Investigative Research

We conducted a case study research in one firm in the creative industry to investigate the pricing problems being experienced by small businesses and get the feel of how they go about their pricing. From the study, we established that this particular firm didn’t have a pricing strategy or policy in place that could guide pricing of its services. Asked why they didn’t have a pricing strategy or policy, the respondents said that it’s extremely difficult to set a pricing strategy for services and thus do not have a standard pricing policy. Thus they have resorted to charging on per case basis and when doing so they focus on how big the client is, nature and magnitude of the work, turnaround time, the quality and experience. Nonetheless, whilst they don’t have a standard pricing policy, they try to rely on company’s strategic plan that contains financial targets to ensure that they remain on track.

Resulting Challenges

Lack of a basis for making pricing decisions has been hampered by lack of information within the industry. This has, in turn, made it difficult to know the going rate which has made them lose opportunities due to overcharging or undercharging which portrays the low quality of work. In addition to this, there is the issue of undercutting by competitors which have made it impractical to set competitive pricing.
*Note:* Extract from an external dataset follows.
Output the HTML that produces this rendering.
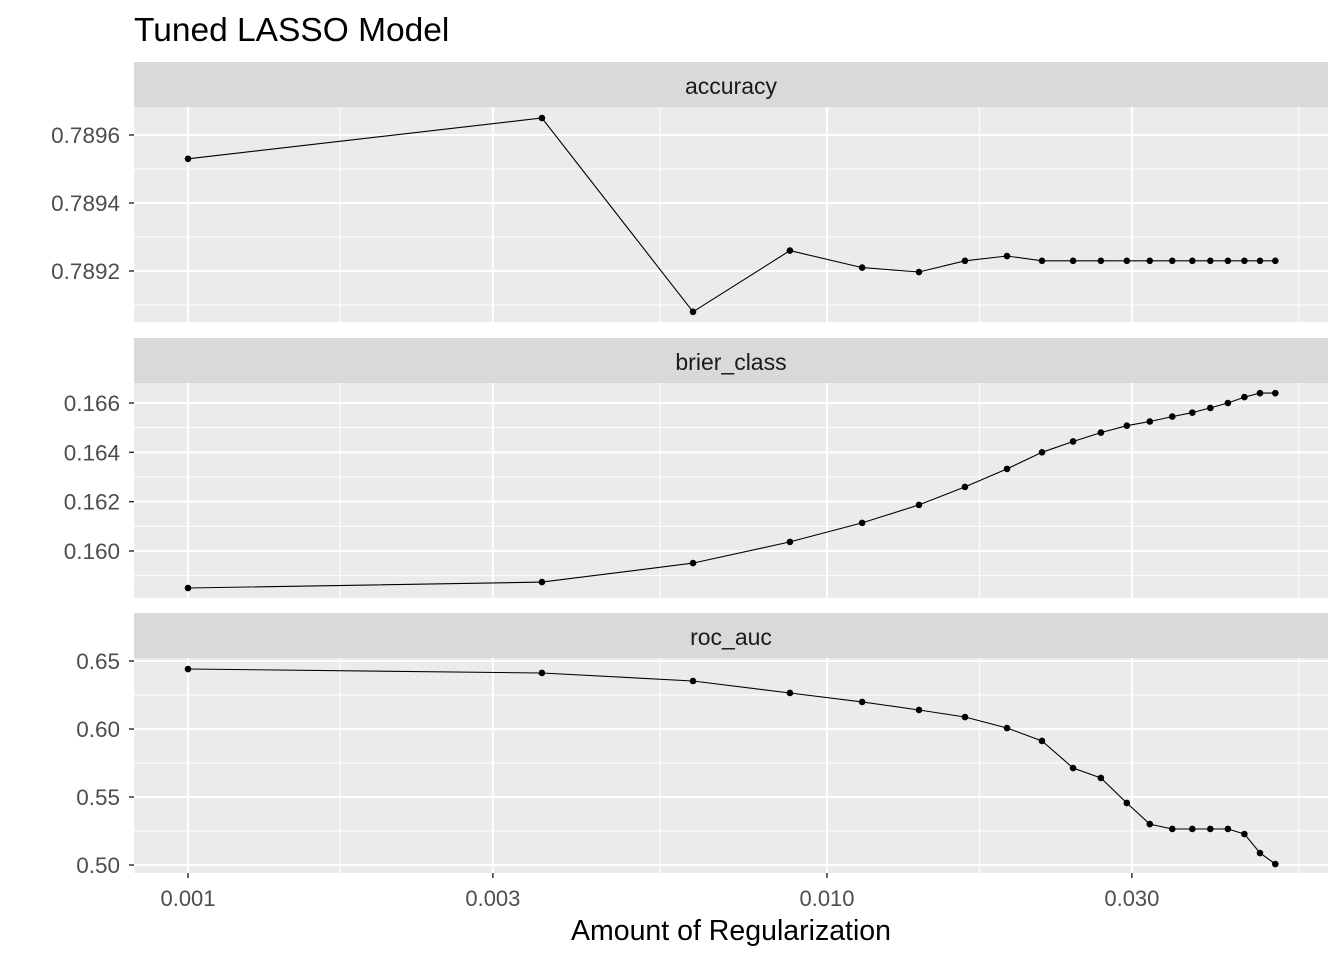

Further, the respondents reported that lack of standard pricing policy/strategy has impacted its business negatively in that they’ve had a few instances where they end up going into losses by assuming very many variables. It has also affected the strategic plan set out due to missed targets. Additionally, the company has also lost opportunities to competitors either because they were too costly or too cheap. Also, there is the problem of referrals coming in with the pre-determined price, therefore, it becomes difficult to price differently regardless the difference in nature of work. In overall, its affected expansion of the company due to missed revenue targets.


Pricing strategy is depended on various factors, however, quality of work remains the leading determinant of a company's pricing policy. The intense competition within the industry has made it difficult for agencies like the firm under case study to compete as price undercutting tactics are prevalent. This has been occasioned by a high supply of freelance quacks who take any amount to remain afloat and in the process negatively impacting professional firms.

What now? Recommendations

While it may be difficult to set pricing for services, small businesses should have a minimum rate card. This will go a long way in setting some sort of control. The minimum price is the least amount the company can charge for a particular service. The price should include the minimum markup in line with company’s profit objectives. When setting the prices, conduct an industry survey to know what the going rate is so that you do not overcharge or undercharge. Progressively, based on experience, you can develop a detailed profile of work done and calculate the average prices charged and adopt these prices as the going rate. These should be reviewed periodically and adjusted depending on the prevailing economic conditions.